**Exercise objective**
Don't include pictures. Quote the lines below from the first through the line that contains "a_fit_y = [2.74, 1.915]".
─── Given information
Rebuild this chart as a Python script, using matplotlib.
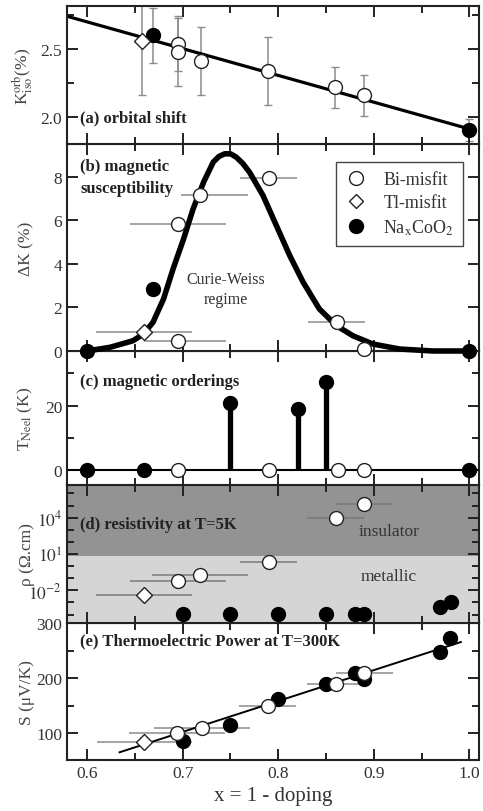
import matplotlib
matplotlib.use('Agg')
import matplotlib.pyplot as plt
from matplotlib.ticker import MultipleLocator, FixedLocator, NullFormatter, FixedFormatter
from matplotlib.lines import Line2D

plt.rcParams['font.family'] = ['Liberation Serif', 'DejaVu Serif']
plt.rcParams['mathtext.fontset'] = 'stix'

# ---------------- data ----------------
# (a) orbital shift
a_bi_x = [0.695, 0.695, 0.719, 0.789, 0.859, 0.890]
a_bi_y = [2.54, 2.48, 2.41, 2.34, 2.22, 2.16]
a_bi_err = [0.20, 0.25, 0.25, 0.25, 0.15, 0.15]
a_tl_x = [0.657]
a_tl_y = [2.56]
a_tl_err = [0.40]
a_na_x = [0.669, 1.0]
a_na_y = [2.60, 1.91]
a_na_err = [0.20, 0.08]
a_fit_x = [0.579, 1.0]
a_fit_y = [2.74, 1.915]

# (b) magnetic susceptibility
b_bi_x = [0.695, 0.695, 0.718, 0.790, 0.861, 0.890]
b_bi_y = [0.47, 5.84, 7.14, 7.94, 1.35, 0.08]
b_bi_xerr_lo = [0.035, 0.05, 0.02, 0.03, 0.03, 0.0]
b_bi_xerr_hi = [0.05, 0.05, 0.05, 0.03, 0.03, 0.0]
b_tl_x = [0.6595]
b_tl_y = [0.86]
b_tl_xerr = [0.05]
b_na_x = [0.600, 0.669, 1.0]
b_na_y = [0.0, 2.85, 0.0]
b_cw_x = [0.600, 0.624, 0.648, 0.659, 0.669, 0.680, 0.690, 0.701, 0.711, 0.722,
          0.732, 0.738, 0.744, 0.750, 0.756, 0.763, 0.770, 0.784, 0.798, 0.812,
          0.826, 0.843, 0.861, 0.878, 0.899, 0.927, 0.962, 1.000]
b_cw_y = [0.0, 0.17, 0.47, 0.78, 1.32, 2.39, 3.77, 5.15, 6.53, 7.76,
          8.67, 8.93, 9.05, 9.05, 8.90, 8.60, 8.20, 7.14, 5.76, 4.38,
          3.16, 1.93, 1.16, 0.70, 0.32, 0.09, 0.0, 0.0]

# (c) magnetic orderings
c_na0_x = [0.600, 0.6595, 1.0]
c_na0_T = [0, 0, 0]
c_bi0_x = [0.695, 0.790, 0.862, 0.890]
c_bi0_T = [0, 0, 0, 0]
c_order_x = [0.749, 0.821, 0.850]
c_order_T = [20.7, 19.0, 27.3]

# (d) resistivity at T=5K
d_bi_x = [0.695, 0.718, 0.790, 0.860, 0.890]
d_bi_rho = [0.06, 0.19, 2.2, 9.5e3, 1.4e5]
d_bi_xerr = [0.05, 0.05, 0.03, 0.03, 0.03]
d_tl_x = [0.6595]
d_tl_rho = [4.4e-3]
d_tl_xerr = [0.05]
d_na_x = [0.700, 0.749, 0.800, 0.850, 0.880, 0.890, 0.969, 0.981]
d_na_rho = [1.2e-4, 1.2e-4, 1.2e-4, 1.2e-4, 1.2e-4, 1.2e-4, 4.1e-4, 1.05e-3]
d_boundary = 7.0

# (e) thermoelectric power at T=300K
e_bi_x = [0.694, 0.720, 0.789, 0.860, 0.890]
e_bi_S = [100, 109.6, 150, 189, 210]
e_bi_xerr = [0.05, 0.05, 0.03, 0.03, 0.03]
e_tl_x = [0.660]
e_tl_S = [83.6]
e_tl_xerr = [0.05]
e_na_x = [0.700, 0.749, 0.800, 0.850, 0.880, 0.890, 0.969, 0.980]
e_na_S = [86.6, 115, 163, 189.6, 209, 198.7, 247, 272]
e_fit_x = [0.634, 0.991]
e_fit_S = [65.5, 265.5]

# ---------------- layout ----------------
W, H = 483, 812
fig = plt.figure(figsize=(W / 100, H / 100), dpi=100)
left_px, right_px = 67, 479
bounds_px = [(7, 145), (145, 352), (352, 486), (486, 624), (624, 761)]
axes = []
for i, (top, bot) in enumerate(bounds_px):
    ax = fig.add_axes([left_px / W, 1 - bot / H, (right_px - left_px) / W, (bot - top) / H])
    ax.set_zorder(10 - i)
    axes.append(ax)
axa, axb, axc, axd, axe = axes

XLIM = (0.579, 1.01)
TXT = '#333333'
ERRC = '#8c8c8c'
MS = 10
lab_fs = 12.5
panel_fs = 12

for ax in axes:
    ax.set_xlim(*XLIM)
    ax.xaxis.set_major_locator(MultipleLocator(0.1))
    ax.xaxis.set_minor_locator(MultipleLocator(0.05))
    ax.tick_params(which='both', direction='in', top=True, right=True,
                   colors='#222222', labelcolor=TXT, labelsize=12.5, width=1.4)
    ax.tick_params(which='major', length=8)
    ax.tick_params(which='minor', length=5)
    for s in ax.spines.values():
        s.set_linewidth(1.5)
        s.set_color('#222222')
    if ax is not axe:
        ax.tick_params(labelbottom=False)
    ax.yaxis.set_label_coords(-0.078, 0.5)

open_kw = dict(mfc='white', mec='#222222', mew=1.0, ms=MS, ls='none', clip_on=False, zorder=5)
dia_kw = dict(marker='D', mfc='white', mec='#222222', mew=1.0, ms=MS * 0.78, ls='none', clip_on=False, zorder=5)
na_kw = dict(marker='o', color='black', ms=MS, ls='none', clip_on=False, zorder=4)

# ---- (a)
axa.plot(a_fit_x, a_fit_y, color='black', lw=2.3, zorder=2)
axa.errorbar(a_tl_x, a_tl_y, yerr=a_tl_err, fmt='none', ecolor=ERRC, elinewidth=1.1, capsize=3, zorder=1)
axa.errorbar(a_na_x, a_na_y, yerr=a_na_err, fmt='none', ecolor=ERRC, elinewidth=1.1, capsize=3, zorder=1)
axa.errorbar(a_bi_x, a_bi_y, yerr=a_bi_err, fmt='none', ecolor=ERRC, elinewidth=1.1, capsize=3, zorder=1)
axa.plot(a_tl_x, a_tl_y, **dia_kw)
axa.plot(a_na_x, a_na_y, **na_kw)
axa.plot(a_bi_x, a_bi_y, marker='o', **open_kw)
axa.set_ylim(1.805, 2.815)
axa.yaxis.set_major_locator(FixedLocator([2.0, 2.5]))
axa.yaxis.set_major_formatter(FixedFormatter(['2.0', '2.5']))
axa.yaxis.set_minor_locator(FixedLocator([2.25, 2.75]))
axa.set_ylabel(r'K$^{\rm orb}_{\rm iso}$(%)', fontsize=lab_fs, color='#444444')
axa.text(0.593, 2.0, '(a) orbital shift', fontsize=panel_fs, fontweight='bold', va='center', ha='left', color='#222222')

# ---- (b)
axb.errorbar(b_bi_x, b_bi_y, xerr=[b_bi_xerr_lo, b_bi_xerr_hi], fmt='none', ecolor=ERRC, elinewidth=1.1, zorder=1)
axb.errorbar(b_tl_x, b_tl_y, xerr=b_tl_xerr, fmt='none', ecolor=ERRC, elinewidth=1.1, zorder=1)
axb.plot(b_cw_x, b_cw_y, color='black', lw=4.0, solid_capstyle='round', zorder=3, clip_on=False)
axb.plot(b_na_x, b_na_y, **na_kw)
axb.plot(b_tl_x, b_tl_y, **dia_kw)
axb.plot(b_bi_x, b_bi_y, marker='o', **open_kw)
axb.set_ylim(0, 9.5)
axb.yaxis.set_major_locator(FixedLocator([0, 2, 4, 6, 8]))
axb.set_ylabel('ΔK (%)', fontsize=lab_fs, color='#444444')
axb.text(0.593, 8.5, '(b) magnetic', fontsize=panel_fs, fontweight='bold', va='center', ha='left', color='#222222')
axb.text(0.593, 7.5, 'susceptibility', fontsize=panel_fs, fontweight='bold', va='center', ha='left', color='#222222')
axb.text(0.745, 2.85, 'Curie-Weiss\nregime', fontsize=11.5, ha='center', va='center', color='#333333', linespacing=1.3)
handles = [Line2D([], [], marker='o', mfc='white', mec='#222222', mew=1.0, ms=MS, ls='none'),
           Line2D([], [], marker='D', mfc='white', mec='#222222', mew=1.0, ms=MS * 0.7, ls='none'),
           Line2D([], [], marker='o', color='black', ms=MS, ls='none')]
leg = axb.legend(handles, ['Bi-misfit', 'Tl-misfit', r'Na$_{\rm x}$CoO$_2$'], loc='upper right',
                 bbox_to_anchor=(0.961, 0.913), borderaxespad=0, fontsize=13, fancybox=False,
                 edgecolor='#444444', handlelength=1.2, handletextpad=0.9, borderpad=0.5,
                 labelspacing=0.35, framealpha=1)
leg.get_frame().set_linewidth(1.0)
for t in leg.get_texts():
    t.set_color('#333333')

# ---- (c)
axc.axhline(0, color='black', lw=1.5, zorder=2)
axc.vlines(c_order_x, 0, c_order_T, color='black', lw=3.8, zorder=3)
axc.plot(c_order_x, c_order_T, **na_kw)
axc.plot(c_na0_x, c_na0_T, **na_kw)
axc.plot(c_bi0_x, c_bi0_T, marker='o', **open_kw)
axc.set_ylim(-4.7, 37)
axc.yaxis.set_major_locator(FixedLocator([0, 20]))
axc.yaxis.set_minor_locator(FixedLocator([10, 30]))
axc.set_ylabel(r'T$_{\rm Neel}$ (K)', fontsize=lab_fs, color='#444444')
axc.text(0.593, 27.8, '(c) magnetic orderings', fontsize=panel_fs, fontweight='bold', va='center', ha='left', color='#222222')

# ---- (d)
axd.set_yscale('log')
axd.set_ylim(10 ** -4.7, 10 ** 6.7)
axd.axhspan(10 ** -4.7, d_boundary, color='#d5d5d5', zorder=0, lw=0)
axd.axhspan(d_boundary, 10 ** 6.7, color='#939393', zorder=0, lw=0)
axd.errorbar(d_bi_x, d_bi_rho, xerr=d_bi_xerr, fmt='none', ecolor='#7a7a7a', elinewidth=1.1, zorder=1)
axd.errorbar(d_tl_x, d_tl_rho, xerr=d_tl_xerr, fmt='none', ecolor='#7a7a7a', elinewidth=1.1, zorder=1)
axd.plot(d_na_x, d_na_rho, **na_kw)
axd.plot(d_tl_x, d_tl_rho, **dia_kw)
axd.plot(d_bi_x, d_bi_rho, marker='o', **open_kw)
axd.yaxis.set_major_locator(FixedLocator([1e-2, 1e1, 1e4]))
axd.yaxis.set_major_formatter(FixedFormatter([r'$10^{-2}$', r'$10^{1}$', r'$10^{4}$']))
axd.yaxis.set_minor_locator(FixedLocator([1e-4, 1e-3, 1e-1, 1e0, 1e2, 1e3, 1e5, 1e6]))
axd.yaxis.set_minor_formatter(NullFormatter())
axd.set_ylabel('ρ (Ω.cm)', fontsize=lab_fs, color='#444444')
axd.text(0.593, 10 ** 3.5, '(d) resistivity at T=5K', fontsize=panel_fs, fontweight='bold', va='center', ha='left', color='#222222')
axd.text(0.916, 10 ** 2.87, 'insulator', fontsize=12.5, ha='center', va='center', color='#333333')
axd.text(0.916, 10 ** -0.79, 'metallic', fontsize=12.5, ha='center', va='center', color='#333333')

# ---- (e)
axe.plot(e_fit_x, e_fit_S, color='black', lw=1.4, zorder=2)
axe.errorbar(e_bi_x, e_bi_S, xerr=e_bi_xerr, fmt='none', ecolor=ERRC, elinewidth=1.1, zorder=1)
axe.errorbar(e_tl_x, e_tl_S, xerr=e_tl_xerr, fmt='none', ecolor=ERRC, elinewidth=1.1, zorder=1)
axe.plot(e_na_x, e_na_S, **na_kw)
axe.plot(e_tl_x, e_tl_S, **dia_kw)
axe.plot(e_bi_x, e_bi_S, marker='o', **open_kw)
axe.set_ylim(51.5, 300)
axe.yaxis.set_major_locator(FixedLocator([100, 200, 300]))
axe.yaxis.set_minor_locator(FixedLocator([150, 250]))
axe.set_ylabel('S (μV/K)', fontsize=lab_fs, color='#444444')
axe.text(0.593, 268, '(e) Thermoelectric Power at T=300K', fontsize=panel_fs, fontweight='bold', va='center', ha='left', color='#222222')
axe.set_xticks([0.6, 0.7, 0.8, 0.9, 1.0])
axe.set_xticklabels(['0.6', '0.7', '0.8', '0.9', '1.0'])
axe.set_xlabel('x = 1 - doping', fontsize=15, color='#333333', labelpad=4)

fig.savefig('out.png', dpi=100)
──────
**Answer in full**
Rebuild this chart as a Python script, using matplotlib.
import matplotlib
matplotlib.use('Agg')
import matplotlib.pyplot as plt
from matplotlib.ticker import MultipleLocator, FixedLocator, NullFormatter, FixedFormatter
from matplotlib.lines import Line2D

plt.rcParams['font.family'] = ['Liberation Serif', 'DejaVu Serif']
plt.rcParams['mathtext.fontset'] = 'stix'

# ---------------- data ----------------
# (a) orbital shift
a_bi_x = [0.695, 0.695, 0.719, 0.789, 0.859, 0.890]
a_bi_y = [2.54, 2.48, 2.41, 2.34, 2.22, 2.16]
a_bi_err = [0.20, 0.25, 0.25, 0.25, 0.15, 0.15]
a_tl_x = [0.657]
a_tl_y = [2.56]
a_tl_err = [0.40]
a_na_x = [0.669, 1.0]
a_na_y = [2.60, 1.91]
a_na_err = [0.20, 0.08]
a_fit_x = [0.579, 1.0]
a_fit_y = [2.74, 1.915]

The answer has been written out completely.